======== Provided information ========

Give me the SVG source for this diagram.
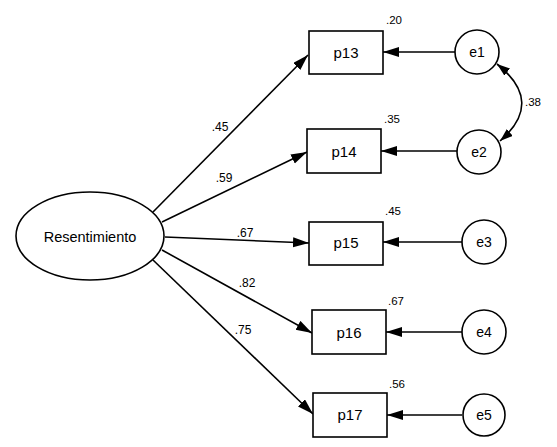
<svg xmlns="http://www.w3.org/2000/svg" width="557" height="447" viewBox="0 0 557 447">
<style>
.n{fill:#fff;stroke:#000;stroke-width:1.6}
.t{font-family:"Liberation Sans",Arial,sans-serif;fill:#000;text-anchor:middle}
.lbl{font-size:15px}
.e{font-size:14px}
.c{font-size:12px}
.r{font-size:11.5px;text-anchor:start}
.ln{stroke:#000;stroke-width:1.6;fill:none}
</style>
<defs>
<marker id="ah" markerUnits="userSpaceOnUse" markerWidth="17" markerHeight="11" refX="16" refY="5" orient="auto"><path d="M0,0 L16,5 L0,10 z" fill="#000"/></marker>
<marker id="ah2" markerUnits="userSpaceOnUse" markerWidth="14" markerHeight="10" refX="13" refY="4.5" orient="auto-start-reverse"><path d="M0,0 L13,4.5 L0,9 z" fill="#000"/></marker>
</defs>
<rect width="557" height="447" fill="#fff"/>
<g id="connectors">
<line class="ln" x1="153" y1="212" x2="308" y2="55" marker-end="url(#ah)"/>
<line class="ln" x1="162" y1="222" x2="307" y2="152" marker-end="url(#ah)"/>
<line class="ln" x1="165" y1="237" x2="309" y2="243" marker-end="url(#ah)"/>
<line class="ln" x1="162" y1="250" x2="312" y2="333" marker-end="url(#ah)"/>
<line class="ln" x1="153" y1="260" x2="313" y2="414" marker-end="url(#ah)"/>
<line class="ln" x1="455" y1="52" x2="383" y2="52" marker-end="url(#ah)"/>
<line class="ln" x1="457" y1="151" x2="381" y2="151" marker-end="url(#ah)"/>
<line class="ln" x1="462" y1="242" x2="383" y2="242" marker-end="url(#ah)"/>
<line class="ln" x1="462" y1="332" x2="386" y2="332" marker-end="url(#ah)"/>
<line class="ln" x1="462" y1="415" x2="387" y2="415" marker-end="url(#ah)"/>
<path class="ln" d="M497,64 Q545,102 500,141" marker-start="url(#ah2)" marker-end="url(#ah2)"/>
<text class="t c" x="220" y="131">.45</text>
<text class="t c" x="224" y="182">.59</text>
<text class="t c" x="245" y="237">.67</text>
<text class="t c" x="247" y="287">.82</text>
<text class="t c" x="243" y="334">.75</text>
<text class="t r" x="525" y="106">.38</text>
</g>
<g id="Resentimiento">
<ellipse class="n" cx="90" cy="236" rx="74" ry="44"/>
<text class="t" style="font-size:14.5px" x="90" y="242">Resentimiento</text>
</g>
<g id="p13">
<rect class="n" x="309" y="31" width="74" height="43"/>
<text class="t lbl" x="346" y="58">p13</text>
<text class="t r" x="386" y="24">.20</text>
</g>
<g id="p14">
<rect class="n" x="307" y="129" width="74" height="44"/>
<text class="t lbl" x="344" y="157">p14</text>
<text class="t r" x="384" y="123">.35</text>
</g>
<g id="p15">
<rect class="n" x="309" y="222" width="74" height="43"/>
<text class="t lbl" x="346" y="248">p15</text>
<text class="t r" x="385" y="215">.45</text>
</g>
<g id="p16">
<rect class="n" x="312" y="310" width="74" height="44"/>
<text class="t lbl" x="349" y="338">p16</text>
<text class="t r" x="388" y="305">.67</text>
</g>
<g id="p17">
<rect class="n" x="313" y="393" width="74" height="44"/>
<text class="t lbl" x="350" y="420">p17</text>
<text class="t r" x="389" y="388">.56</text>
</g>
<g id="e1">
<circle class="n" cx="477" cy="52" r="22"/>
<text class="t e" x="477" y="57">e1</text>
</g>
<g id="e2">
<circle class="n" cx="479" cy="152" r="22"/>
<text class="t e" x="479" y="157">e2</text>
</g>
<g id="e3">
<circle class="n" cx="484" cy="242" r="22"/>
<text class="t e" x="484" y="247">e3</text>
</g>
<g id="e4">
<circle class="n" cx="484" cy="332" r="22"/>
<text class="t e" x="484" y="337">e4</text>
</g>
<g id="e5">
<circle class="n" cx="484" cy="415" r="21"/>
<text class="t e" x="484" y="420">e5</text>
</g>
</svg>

========
======== Provided information ========

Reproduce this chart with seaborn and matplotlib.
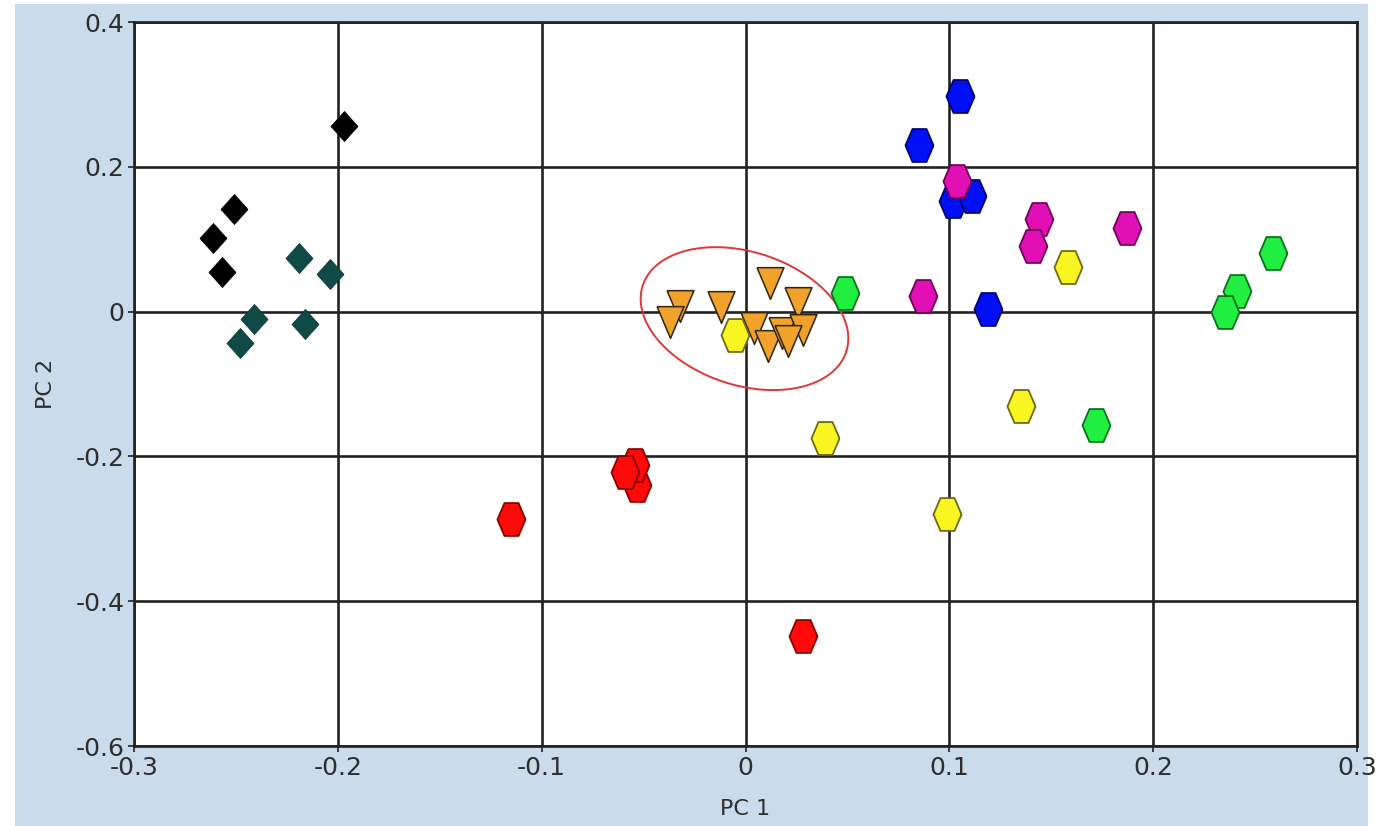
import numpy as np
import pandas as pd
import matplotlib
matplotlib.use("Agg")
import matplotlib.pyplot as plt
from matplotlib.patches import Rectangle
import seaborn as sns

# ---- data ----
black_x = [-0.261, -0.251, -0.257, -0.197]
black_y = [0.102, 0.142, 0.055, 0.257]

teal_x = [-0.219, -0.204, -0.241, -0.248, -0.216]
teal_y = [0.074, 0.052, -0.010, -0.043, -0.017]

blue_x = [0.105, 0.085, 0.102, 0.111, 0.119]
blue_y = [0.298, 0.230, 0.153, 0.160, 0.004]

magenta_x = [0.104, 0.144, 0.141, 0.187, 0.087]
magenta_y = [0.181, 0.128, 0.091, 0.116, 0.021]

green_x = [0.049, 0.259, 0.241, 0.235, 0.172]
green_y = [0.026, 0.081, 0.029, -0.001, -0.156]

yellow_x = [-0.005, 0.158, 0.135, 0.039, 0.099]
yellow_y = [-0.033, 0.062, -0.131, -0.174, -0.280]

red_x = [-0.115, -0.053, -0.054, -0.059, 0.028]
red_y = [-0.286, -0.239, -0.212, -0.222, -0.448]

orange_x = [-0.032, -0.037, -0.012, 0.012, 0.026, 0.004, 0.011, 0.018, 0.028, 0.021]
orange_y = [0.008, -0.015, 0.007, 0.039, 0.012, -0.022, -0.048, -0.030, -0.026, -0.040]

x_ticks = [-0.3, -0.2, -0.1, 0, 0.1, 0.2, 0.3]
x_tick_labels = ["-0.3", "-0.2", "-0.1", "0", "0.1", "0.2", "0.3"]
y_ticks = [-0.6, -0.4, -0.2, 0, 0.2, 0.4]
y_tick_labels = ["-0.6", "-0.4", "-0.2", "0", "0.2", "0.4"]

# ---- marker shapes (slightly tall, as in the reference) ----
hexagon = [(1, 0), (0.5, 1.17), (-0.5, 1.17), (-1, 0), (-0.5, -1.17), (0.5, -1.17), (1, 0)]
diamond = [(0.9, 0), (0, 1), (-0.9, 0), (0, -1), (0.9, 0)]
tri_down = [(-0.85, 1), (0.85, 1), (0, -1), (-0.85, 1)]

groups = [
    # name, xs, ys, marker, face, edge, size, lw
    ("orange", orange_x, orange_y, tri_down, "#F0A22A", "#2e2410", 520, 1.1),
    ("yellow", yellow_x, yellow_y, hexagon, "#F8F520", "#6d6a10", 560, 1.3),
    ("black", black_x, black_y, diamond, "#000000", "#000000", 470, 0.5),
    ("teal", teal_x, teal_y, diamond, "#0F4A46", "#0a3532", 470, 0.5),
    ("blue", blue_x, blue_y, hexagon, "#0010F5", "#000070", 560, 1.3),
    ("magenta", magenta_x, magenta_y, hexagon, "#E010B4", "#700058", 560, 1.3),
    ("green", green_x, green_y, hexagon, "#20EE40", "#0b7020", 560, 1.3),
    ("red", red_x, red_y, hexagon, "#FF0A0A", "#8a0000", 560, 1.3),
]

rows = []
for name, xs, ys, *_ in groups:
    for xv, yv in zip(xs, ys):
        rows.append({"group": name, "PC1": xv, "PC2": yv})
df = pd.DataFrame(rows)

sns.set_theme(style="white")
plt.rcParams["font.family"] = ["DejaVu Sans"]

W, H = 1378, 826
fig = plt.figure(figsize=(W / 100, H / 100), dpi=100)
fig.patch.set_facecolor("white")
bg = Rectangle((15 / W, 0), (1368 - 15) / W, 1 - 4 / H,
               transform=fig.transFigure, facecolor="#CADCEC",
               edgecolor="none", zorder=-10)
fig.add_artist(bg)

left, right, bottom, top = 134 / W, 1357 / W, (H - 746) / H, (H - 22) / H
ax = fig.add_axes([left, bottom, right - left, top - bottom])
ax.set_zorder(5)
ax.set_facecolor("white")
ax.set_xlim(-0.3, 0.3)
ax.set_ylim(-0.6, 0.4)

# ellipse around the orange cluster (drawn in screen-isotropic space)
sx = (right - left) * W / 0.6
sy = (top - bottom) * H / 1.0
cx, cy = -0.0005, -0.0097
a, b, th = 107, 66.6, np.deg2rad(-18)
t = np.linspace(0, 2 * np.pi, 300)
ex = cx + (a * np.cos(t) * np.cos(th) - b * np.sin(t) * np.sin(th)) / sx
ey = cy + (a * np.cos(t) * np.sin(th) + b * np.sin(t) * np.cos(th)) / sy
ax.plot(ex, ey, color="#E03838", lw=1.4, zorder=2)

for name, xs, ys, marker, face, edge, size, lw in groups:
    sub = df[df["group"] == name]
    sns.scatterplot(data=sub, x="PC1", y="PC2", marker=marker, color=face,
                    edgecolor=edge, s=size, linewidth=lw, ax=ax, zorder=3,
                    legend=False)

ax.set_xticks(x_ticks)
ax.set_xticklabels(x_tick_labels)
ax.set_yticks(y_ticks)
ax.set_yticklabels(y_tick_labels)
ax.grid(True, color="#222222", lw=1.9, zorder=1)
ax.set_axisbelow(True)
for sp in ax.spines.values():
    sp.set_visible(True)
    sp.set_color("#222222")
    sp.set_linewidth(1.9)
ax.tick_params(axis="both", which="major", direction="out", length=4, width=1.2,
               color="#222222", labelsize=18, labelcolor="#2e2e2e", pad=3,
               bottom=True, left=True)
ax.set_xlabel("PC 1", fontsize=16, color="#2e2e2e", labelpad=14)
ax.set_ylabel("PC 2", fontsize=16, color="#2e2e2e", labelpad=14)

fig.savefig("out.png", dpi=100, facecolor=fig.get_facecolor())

========
======== Provided information ========

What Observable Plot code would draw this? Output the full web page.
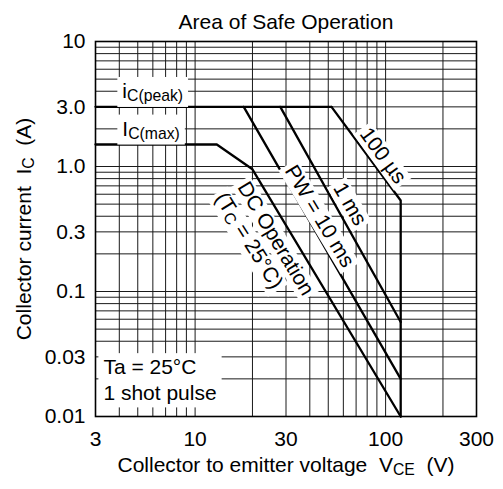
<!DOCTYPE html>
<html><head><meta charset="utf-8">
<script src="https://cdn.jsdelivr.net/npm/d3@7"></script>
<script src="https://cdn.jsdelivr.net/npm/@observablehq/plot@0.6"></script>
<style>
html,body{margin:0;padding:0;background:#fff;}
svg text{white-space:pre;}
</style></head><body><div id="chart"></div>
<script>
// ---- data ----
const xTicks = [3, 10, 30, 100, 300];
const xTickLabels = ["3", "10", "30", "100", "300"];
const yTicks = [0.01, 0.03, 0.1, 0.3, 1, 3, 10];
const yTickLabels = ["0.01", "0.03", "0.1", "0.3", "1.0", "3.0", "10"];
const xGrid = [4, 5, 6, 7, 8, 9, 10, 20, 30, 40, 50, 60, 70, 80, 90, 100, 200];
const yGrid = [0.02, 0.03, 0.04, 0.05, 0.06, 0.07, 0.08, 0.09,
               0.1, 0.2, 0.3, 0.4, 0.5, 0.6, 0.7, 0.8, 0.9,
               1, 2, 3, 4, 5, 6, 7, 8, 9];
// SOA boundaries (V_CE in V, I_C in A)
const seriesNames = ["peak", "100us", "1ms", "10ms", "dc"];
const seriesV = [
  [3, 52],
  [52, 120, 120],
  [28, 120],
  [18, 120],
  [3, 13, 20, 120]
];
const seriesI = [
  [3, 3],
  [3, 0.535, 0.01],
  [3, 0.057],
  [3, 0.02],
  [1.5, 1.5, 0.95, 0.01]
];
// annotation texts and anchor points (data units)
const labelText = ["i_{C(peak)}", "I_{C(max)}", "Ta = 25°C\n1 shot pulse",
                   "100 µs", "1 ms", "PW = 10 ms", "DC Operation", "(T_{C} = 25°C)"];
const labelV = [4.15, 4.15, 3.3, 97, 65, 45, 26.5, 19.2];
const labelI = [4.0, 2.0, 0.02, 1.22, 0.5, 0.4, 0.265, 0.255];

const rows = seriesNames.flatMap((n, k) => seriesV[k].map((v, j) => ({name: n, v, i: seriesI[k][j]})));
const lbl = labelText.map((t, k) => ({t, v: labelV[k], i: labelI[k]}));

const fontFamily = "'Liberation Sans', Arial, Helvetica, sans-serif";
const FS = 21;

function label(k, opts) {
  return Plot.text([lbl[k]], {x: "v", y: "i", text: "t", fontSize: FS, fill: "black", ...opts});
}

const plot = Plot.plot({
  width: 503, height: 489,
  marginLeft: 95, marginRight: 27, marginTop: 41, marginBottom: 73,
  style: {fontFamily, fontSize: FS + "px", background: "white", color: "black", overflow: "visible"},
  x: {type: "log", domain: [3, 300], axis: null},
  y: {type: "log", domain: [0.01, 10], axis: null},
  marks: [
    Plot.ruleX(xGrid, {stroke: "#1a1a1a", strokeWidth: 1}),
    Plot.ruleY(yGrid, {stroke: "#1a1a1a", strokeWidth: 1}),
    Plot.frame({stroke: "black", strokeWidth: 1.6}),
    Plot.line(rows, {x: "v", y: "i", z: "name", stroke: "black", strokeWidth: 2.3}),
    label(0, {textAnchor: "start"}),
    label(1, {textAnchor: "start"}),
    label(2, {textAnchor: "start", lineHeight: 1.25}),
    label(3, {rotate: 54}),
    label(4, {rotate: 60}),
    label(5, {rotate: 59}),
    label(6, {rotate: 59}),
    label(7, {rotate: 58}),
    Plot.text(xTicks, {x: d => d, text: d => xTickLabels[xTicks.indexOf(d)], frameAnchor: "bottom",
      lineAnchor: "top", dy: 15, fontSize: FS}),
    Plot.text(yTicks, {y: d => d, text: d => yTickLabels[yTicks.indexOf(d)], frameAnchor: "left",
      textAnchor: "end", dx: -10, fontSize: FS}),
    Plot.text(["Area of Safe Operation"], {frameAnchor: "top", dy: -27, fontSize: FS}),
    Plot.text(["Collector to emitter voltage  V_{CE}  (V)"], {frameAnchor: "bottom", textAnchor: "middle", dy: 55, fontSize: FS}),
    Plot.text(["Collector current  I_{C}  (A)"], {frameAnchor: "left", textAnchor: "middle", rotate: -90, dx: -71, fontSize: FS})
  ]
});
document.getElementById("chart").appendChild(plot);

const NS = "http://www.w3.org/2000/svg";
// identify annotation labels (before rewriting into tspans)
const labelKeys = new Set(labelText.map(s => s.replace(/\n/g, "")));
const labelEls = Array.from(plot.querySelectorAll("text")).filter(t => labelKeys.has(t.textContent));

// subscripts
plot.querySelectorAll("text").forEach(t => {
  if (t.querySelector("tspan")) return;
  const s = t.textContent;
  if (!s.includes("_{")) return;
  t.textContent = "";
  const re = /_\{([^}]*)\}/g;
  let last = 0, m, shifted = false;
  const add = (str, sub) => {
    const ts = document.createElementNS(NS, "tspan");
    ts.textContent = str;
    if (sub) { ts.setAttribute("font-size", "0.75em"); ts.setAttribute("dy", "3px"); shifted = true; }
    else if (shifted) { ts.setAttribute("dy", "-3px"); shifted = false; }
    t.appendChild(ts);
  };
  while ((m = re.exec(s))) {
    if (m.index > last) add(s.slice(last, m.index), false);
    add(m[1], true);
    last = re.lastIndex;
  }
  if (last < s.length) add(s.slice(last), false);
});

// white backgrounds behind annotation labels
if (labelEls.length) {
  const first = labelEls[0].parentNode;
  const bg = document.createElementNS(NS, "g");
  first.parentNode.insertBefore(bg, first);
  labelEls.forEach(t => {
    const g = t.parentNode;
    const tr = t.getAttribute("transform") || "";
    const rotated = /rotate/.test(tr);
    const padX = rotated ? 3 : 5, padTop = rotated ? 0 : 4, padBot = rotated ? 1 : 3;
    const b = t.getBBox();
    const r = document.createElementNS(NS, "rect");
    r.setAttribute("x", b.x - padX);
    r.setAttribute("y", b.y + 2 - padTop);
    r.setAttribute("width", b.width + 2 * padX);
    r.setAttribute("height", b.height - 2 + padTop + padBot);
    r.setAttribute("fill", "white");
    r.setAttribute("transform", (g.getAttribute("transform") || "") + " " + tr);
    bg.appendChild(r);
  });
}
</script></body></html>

========

Copy every line above in which the string "chart" shows up.

## Task answer
Reproduce this chart with seaborn and matplotlib.
</style></head><body><div id="chart"></div>
document.getElementById("chart").appendChild(plot);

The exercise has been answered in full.